Olles Gemüse: Kampf der grünen Paprika

Herb, unreif und schwer zu vermeiden: Unsere Autorin möchte mit diesem schwierigen Gemüse nichts zu tun haben.

Gelbe, rote und grüne Paprika in einer Plastikverpackung

Paprika kommen viel zu oft zu dritt daher Foto: Jusus Cuveland/imageBROKER/imago

Neulich war ich mit einer Freundin im Café. Arglos und voller Vorfreude bestellte ich mir ein Omelett, und was dann geschah, darüber möchte ich sprechen. Das Omelett bestand laut Karte aus drei Eiern, und wie ich erfahren musste, auch aus grüner Paprika. Hat die Welt so was schon gesehen? Ich hoffe nicht.

Grüne Paprika, so sagt es das Internet und ich kann es nur bestätigen, ist herb, unreif und herb, also haben wir eine gewisse Ähnlichkeit, aber mich gibt’s nicht im Omelett. Ich hatte wirklich großen Hunger, es war schon 14.45 Uhr, aus dem ersten Café waren wir rausgeflogen (fragt nicht!), und so habe ich das Omelett mit grüner Paprika aufgegessen. Zwei Stücke habe ich an den Tellerrand gelegt, die waren dann wirklich zu viel. Also zwei Stücke grüne Paprika.

Der empfohlene Vitamin-C-Bedarf von zirka 100 Milligramm kann mit dem Verzehr von nur einer Paprika bereits gedeckt, gar überschritten werden. Weil mir mein Vitaminhaushalt wichtig ist, esse ich täglich Paprika. Nicht nur, auch Radieschen und Gurke und Möhre und Apfel und Trauben, und wenn die Zeit endlich gekommen ist, auch Kirschen. Aber das tut eigentlich nichts zur Sache, es geht ja nun um Paprika. Und da kann ich klar sagen: Mit grüner Paprika möchte ich nichts zu tun haben. Die möchte ich nicht in meinem Magen beherbergen. Vielleicht ist grüne Paprika mein Spinat. Also, wenn ich fünf wäre, was ich manchmal bin, unreif, wie die grüne Paprika.

Die eigentliche Frechheit, über die viel zu wenig gesprochen wird, ist ja, dass es immer diese Dreierpacks gibt. Es ist wie mit Beziehungen, du willst lachen und kuscheln und bekommst den Streit mitgeliefert. Bei Paprika bekommst du die gelbe, die rote – aber eben auch die grüne mitgeliefert. Und alle nehmen das so hin, niemand kann den Kampf gegen die grüne Paprika führen, weil wir alle damit beschäftigt sind, in unseren Beziehungen zu streiten. Überlegt also bitte bei eurem nächsten Streit genau, ob da nicht eigentlich die Grüne-Paprika-Lobby die Fäden in der Hand hält.

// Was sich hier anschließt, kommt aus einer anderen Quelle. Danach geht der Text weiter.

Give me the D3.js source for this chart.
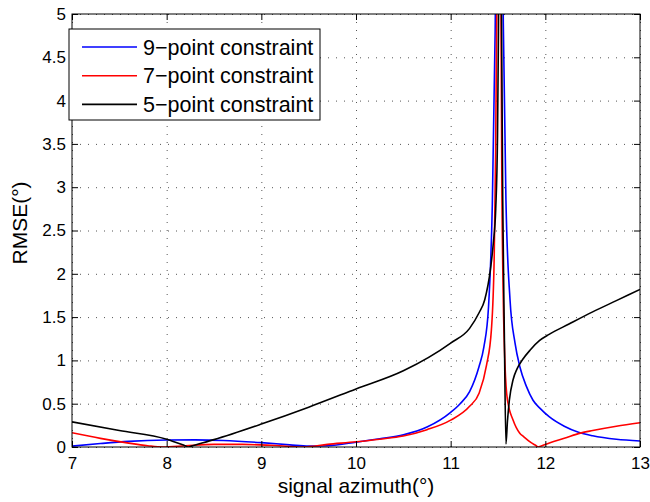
<!DOCTYPE html>
<html>
<head>
<meta charset="utf-8">
<script src="https://cdn.jsdelivr.net/npm/d3@7"></script>
<style>
  body { margin: 0; background: #fff; }
  text { font-family: "Liberation Sans", Arial, Helvetica, sans-serif; }
</style>
</head>
<body>
<div id="chart"></div>
<script>
const width = 650, height = 502;
const margin = { top: 14, right: 10, bottom: 55, left: 72 };

// signal azimuth (deg) and RMSE (deg), one pair of arrays per curve
const az9 = [7, 7.3, 7.6, 8, 8.3, 8.6, 9, 9.3, 9.5, 9.7, 10, 10.25, 10.5, 10.75, 11, 11.1, 11.2, 11.3, 11.35, 11.4,
  11.44, 11.47, 11.49, 11.514, 11.54, 11.556, 11.584, 11.627, 11.68, 11.73, 11.8, 11.87, 11.95, 12.04, 12.2, 12.35, 12.5, 12.75, 13];
const rmse9 = [0.01, 0.04, 0.065, 0.08, 0.082, 0.075, 0.05, 0.025, 0.01, 0.015, 0.055, 0.095, 0.14, 0.23, 0.40, 0.50, 0.64, 0.93, 1.15, 1.62,
  2.8, 4.8, 7, 10, 7, 4.9, 2.85, 1.70, 1.2, 0.93, 0.70, 0.54, 0.44, 0.35, 0.24, 0.17, 0.13, 0.09, 0.07];

const az7 = [7, 7.3, 7.6, 7.8, 7.96, 8.2, 8.5, 8.8, 9.1, 9.44, 9.7, 10, 10.25, 10.5, 10.75, 11, 11.2, 11.3, 11.38, 11.43,
  11.46, 11.475, 11.488, 11.51, 11.53, 11.54, 11.556, 11.574, 11.6, 11.66, 11.73, 11.77, 11.85, 11.9, 11.925, 11.95, 12.05, 12.2, 12.37, 12.5, 12.75, 13];
const rmse7 = [0.165, 0.10, 0.045, 0.015, 0.0, 0.015, 0.03, 0.03, 0.02, 0.0, 0.03, 0.06, 0.09, 0.127, 0.2, 0.31, 0.47, 0.62, 0.95, 1.35,
  2.2, 3.4, 5.2, 9, 5.5, 3.2, 1.7, 0.95, 0.54, 0.31, 0.16, 0.12, 0.05, 0.017, 0.0, 0.01, 0.05, 0.10, 0.16, 0.19, 0.24, 0.28];

const az5 = [7, 7.5, 8, 8.2, 8.23, 8.26, 8.5, 9, 9.5, 10, 10.5, 11, 11.2, 11.3, 11.36, 11.42, 11.45, 11.476, 11.495, 11.505, 11.52,
  11.537, 11.55, 11.567, 11.584, 11.6, 11.62, 11.66, 11.7, 11.76, 11.84, 11.94, 12.04, 12.25, 12.5, 12.75, 13];
const rmse5 = [0.29, 0.19, 0.09, 0.012, 0.0, 0.01, 0.085, 0.265, 0.46, 0.67, 0.88, 1.2, 1.37, 1.55, 1.70, 2.05, 2.35, 2.75, 3.6, 4.8, 8,
  5, 2.85, 1.31, 0.035, 0.3, 0.54, 0.78, 0.9, 1.01, 1.12, 1.23, 1.30, 1.42, 1.56, 1.69, 1.82];

const seriesNames = ["9\u2212point constraint", "7\u2212point constraint", "5\u2212point constraint"];
const seriesColors = ["#0000ff", "#ff0000", "#000000"];

const xTicks = [7, 8, 9, 10, 11, 12, 13];
const yTicks = [0, 0.5, 1, 1.5, 2, 2.5, 3, 3.5, 4, 4.5, 5];

const series = [
  { name: seriesNames[0], color: seriesColors[0], values: az9.map((a, i) => ({ x: a, y: rmse9[i] })) },
  { name: seriesNames[1], color: seriesColors[1], values: az7.map((a, i) => ({ x: a, y: rmse7[i] })) },
  { name: seriesNames[2], color: seriesColors[2], values: az5.map((a, i) => ({ x: a, y: rmse5[i] })) }
];

const innerW = width - margin.left - margin.right;
const innerH = height - margin.top - margin.bottom;

const x = d3.scaleLinear().domain([7, 13]).range([0, innerW]);
const y = d3.scaleLinear().domain([0, 5]).range([innerH, 0]);

const svg = d3.select("#chart").append("svg")
  .attr("width", width)
  .attr("height", height);

const g = svg.append("g").attr("transform", `translate(${margin.left},${margin.top})`);

g.append("defs").append("clipPath").attr("id", "plotClip")
  .append("rect").attr("width", innerW).attr("height", innerH);

// dotted grid
const gridX = g.append("g").attr("transform", `translate(0,${innerH})`)
  .call(d3.axisBottom(x).tickValues(xTicks).tickSize(-innerH).tickFormat(""));
const gridY = g.append("g")
  .call(d3.axisLeft(y).tickValues(yTicks).tickSize(-innerW).tickFormat(""));
[gridX, gridY].forEach(gr => {
  gr.select(".domain").remove();
  gr.selectAll("line")
    .attr("stroke", "#555")
    .attr("stroke-width", 1)
    .attr("stroke-dasharray", "1,7");
});

// curves
const line = d3.line().x(d => x(d.x)).y(d => y(d.y)).curve(d3.curveMonotoneX);

g.append("g").attr("clip-path", "url(#plotClip)")
  .selectAll("path")
  .data(series)
  .enter()
  .append("path")
  .attr("fill", "none")
  .attr("stroke", d => d.color)
  .attr("stroke-width", 1.6)
  .attr("stroke-linejoin", "round")
  .attr("d", d => line(d.values));

// axes, ticks pointing inward on all four sides
const tickStyle = sel => {
  sel.select(".domain").remove();
  sel.selectAll("line").attr("stroke", "#000");
  sel.selectAll("text").attr("fill", "#000").style("font-size", "17px");
};

g.append("g").attr("transform", `translate(0,${innerH})`)
  .call(d3.axisBottom(x).tickValues(xTicks).tickSize(-6).tickPadding(10).tickFormat(d3.format("d")))
  .call(tickStyle);
g.append("g")
  .call(d3.axisTop(x).tickValues(xTicks).tickSize(-6).tickFormat(""))
  .call(tickStyle);
g.append("g")
  .call(d3.axisLeft(y).tickValues(yTicks).tickSize(-6).tickPadding(6).tickFormat(d => String(d)))
  .call(tickStyle);
g.append("g").attr("transform", `translate(${innerW},0)`)
  .call(d3.axisRight(y).tickValues(yTicks).tickSize(-6).tickFormat(""))
  .call(tickStyle);

g.append("rect")
  .attr("width", innerW)
  .attr("height", innerH)
  .attr("fill", "none")
  .attr("stroke", "#000")
  .attr("stroke-width", 1);

// axis titles
svg.append("text")
  .attr("x", margin.left + innerW / 2)
  .attr("y", 493)
  .attr("text-anchor", "middle")
  .style("font-size", "21px")
  .text("signal azimuth(\u00b0)");

svg.append("text")
  .attr("transform", "translate(27,223) rotate(-90)")
  .attr("text-anchor", "middle")
  .style("font-size", "21px")
  .text("RMSE(\u00b0)");

// legend
const legend = svg.append("g").attr("transform", "translate(69,29)");
legend.append("rect")
  .attr("width", 251)
  .attr("height", 91)
  .attr("fill", "#fff")
  .attr("stroke", "#000")
  .attr("stroke-width", 1);

const rows = legend.selectAll(".row")
  .data(series)
  .enter()
  .append("g")
  .attr("class", "row")
  .attr("transform", (d, i) => `translate(0,${18 + i * 28.7})`);

rows.append("line")
  .attr("x1", 13).attr("x2", 68)
  .attr("stroke", d => d.color)
  .attr("stroke-width", 1.6);

rows.append("text")
  .attr("x", 74)
  .attr("y", 7.7)
  .style("font-size", "21.5px")
  .text(d => d.name);
</script>
</body>
</html>
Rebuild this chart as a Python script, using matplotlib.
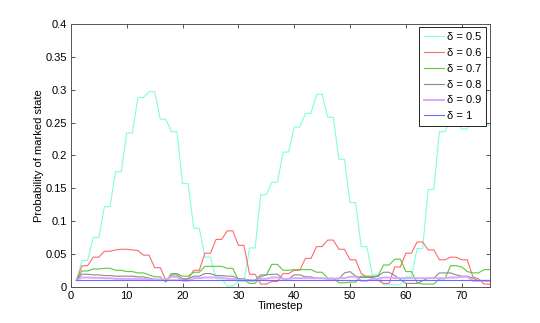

Marktwirtschaftliche Zwänge

Es ist nämlich so: Grüne Paprika ist nicht nur herb, grün und etwas Vitamin-C-ärmer, sondern auch noch die Günstigste. Also in der Produktion, denn grüne Paprika ist tatsächlich und wortwörtlich unreif, sie verweilt kürzer am Strauch. Würde sie dort bleiben, würde sie später gelb oder rot, je nach Veranlagung. So ein Dreierpack, das sind nämlich einfach zwei Erwachsene, ein Kind. Die klassische Kleinfamilie. Welche Gesellschaft soll das bitte abbilden?

Aber zurück zu günstig. Das ist an sich ja nicht schlecht. Günstig gefällt, günstig ist nötig. Inflation, Strom, Heizung, Christian Lindner hat viel, wir haben wenig. Aber der geringe Herstellungspreis der grünen Paprika ist ja nicht zu unseren Gunsten, sondern DIE DA OBEN profitieren. Die Paprika-Fabrikant*innen, indem sie die drei Paprikas immer nur zusammen anbieten. Und wir müssen die grüne Paprika mitkaufen und damit auch das schlechte Gewissen.

Denn, und das ist mir jetzt unangenehm und eigentlich will ich es nicht schreiben, tue es aber doch: Manchmal landet die grüne Paprika im Müll. Sie lagert so lange im Kühlschrank, bis sie nurmehr an ein welkes undefinierbares Bällchen erinnert, und dann wird es wirklich Zeit, sich zu verabschieden.

Also mehr gezahlt, um ein schlechtes Gewissen zu haben und bei meinen Freun­d*in­nen als Essenswegschmeißerin verschrien zu sein. Und deshalb, liebe Paprika-Fabrikant*innen, werden wir einander nicht mehr grün!

Korrektur: In einer früheren Version des Textes war von einem Vitamin-C-Tagesbedarf von 100 Gramm die Rede, das war ein Fehler.